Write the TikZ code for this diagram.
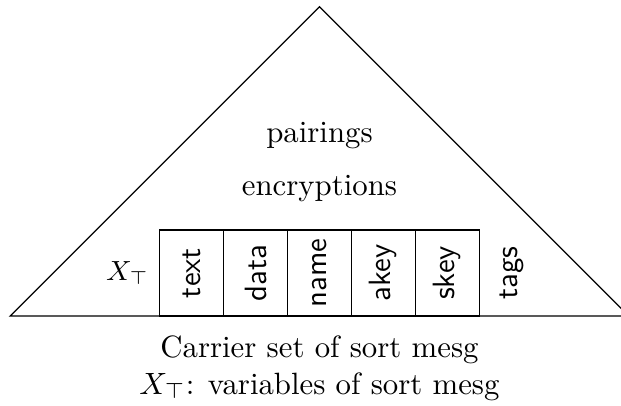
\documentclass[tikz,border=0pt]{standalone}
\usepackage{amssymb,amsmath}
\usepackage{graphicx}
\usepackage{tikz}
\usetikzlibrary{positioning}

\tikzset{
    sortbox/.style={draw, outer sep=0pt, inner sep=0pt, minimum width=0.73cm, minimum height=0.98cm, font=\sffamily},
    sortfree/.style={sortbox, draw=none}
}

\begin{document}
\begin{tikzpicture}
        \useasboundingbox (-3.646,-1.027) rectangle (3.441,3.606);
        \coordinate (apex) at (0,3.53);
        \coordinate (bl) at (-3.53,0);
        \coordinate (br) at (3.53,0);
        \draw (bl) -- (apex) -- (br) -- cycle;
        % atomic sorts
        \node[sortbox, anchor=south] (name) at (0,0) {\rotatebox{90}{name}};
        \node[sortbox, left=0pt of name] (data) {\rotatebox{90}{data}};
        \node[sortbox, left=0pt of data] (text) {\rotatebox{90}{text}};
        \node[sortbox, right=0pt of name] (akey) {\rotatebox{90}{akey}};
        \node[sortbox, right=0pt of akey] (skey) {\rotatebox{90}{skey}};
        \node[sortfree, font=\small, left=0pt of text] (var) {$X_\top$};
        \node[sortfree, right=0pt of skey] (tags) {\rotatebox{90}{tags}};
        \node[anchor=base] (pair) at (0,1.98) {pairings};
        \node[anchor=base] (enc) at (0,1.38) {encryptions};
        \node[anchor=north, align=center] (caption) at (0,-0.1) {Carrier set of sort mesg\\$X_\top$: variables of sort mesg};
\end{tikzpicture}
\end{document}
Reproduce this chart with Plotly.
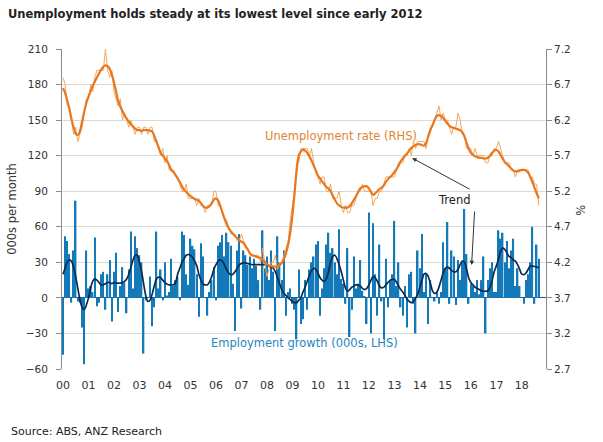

────────────────

## Short task
Leaving aside the images, write out the entries above word for word.

## Expected answer
Write the TikZ code for this diagram.
\documentclass[tikz,border=0pt]{standalone}
\usepackage{amssymb,amsmath}
\usepackage{graphicx}
\usepackage{tikz}
\usetikzlibrary{positioning}

\tikzset{
    sortbox/.style={draw, outer sep=0pt, inner sep=0pt, minimum width=0.73cm, minimum height=0.98cm, font=\sffamily},
    sortfree/.style={sortbox, draw=none}
}

\begin{document}
\begin{tikzpicture}
        \useasboundingbox (-3.646,-1.027) rectangle (3.441,3.606);
        \coordinate (apex) at (0,3.53);
        \coordinate (bl) at (-3.53,0);
        \coordinate (br) at (3.53,0);
        \draw (bl) -- (apex) -- (br) -- cycle;
        % atomic sorts
        \node[sortbox, anchor=south] (name) at (0,0) {\rotatebox{90}{name}};
        \node[sortbox, left=0pt of name] (data) {\rotatebox{90}{data}};
        \node[sortbox, left=0pt of data] (text) {\rotatebox{90}{text}};
        \node[sortbox, right=0pt of name] (akey) {\rotatebox{90}{akey}};
        \node[sortbox, right=0pt of akey] (skey) {\rotatebox{90}{skey}};
        \node[sortfree, font=\small, left=0pt of text] (var) {$X_\top$};
        \node[sortfree, right=0pt of skey] (tags) {\rotatebox{90}{tags}};
        \node[anchor=base] (pair) at (0,1.98) {pairings};
        \node[anchor=base] (enc) at (0,1.38) {encryptions};
        \node[anchor=north, align=center] (caption) at (0,-0.1) {Carrier set of sort mesg\\$X_\top$: variables of sort mesg};
\end{tikzpicture}
\end{document}
Reproduce this chart with Plotly.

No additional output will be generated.